Need more convincing? Check out this funny video (“Baby, It’s Date Rape Time.”)

     1. Christmas Shoes – This is probably more famous for being the worst Christmas song of all time than it is for being a Christmas song on its own. It describes how a guy goes shopping on Christmas Eve and comes across an impoverished boy who wants to buy shoes for his dying mother — because when you’re dying the thing you really want is for your kid to blow all his money on some shoes you can be buried in.

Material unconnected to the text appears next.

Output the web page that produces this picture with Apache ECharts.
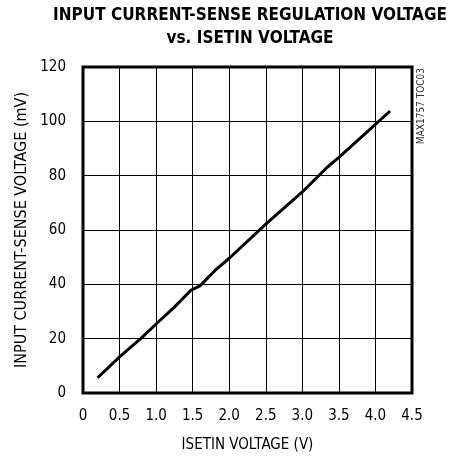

In any event, as noted, I’m not the first person to have identified the particular horror of this song, the whole point of which is to make your feel guilty about every minor complaint you might make at any time during the holiday season. The comedian Patton Oswalt did a hilarious riff on this song, so we’ll close with that. Season’s greetings everyone!

  1. Have a Holly, Jolly Christmas; it’s the best time of the year… Oh by golly have a holly, jolly Christmas this year! – or something like that!

  2. That would be Mr. Burl Ives. Not my favorite song, but I can tolerate it once or twice a year.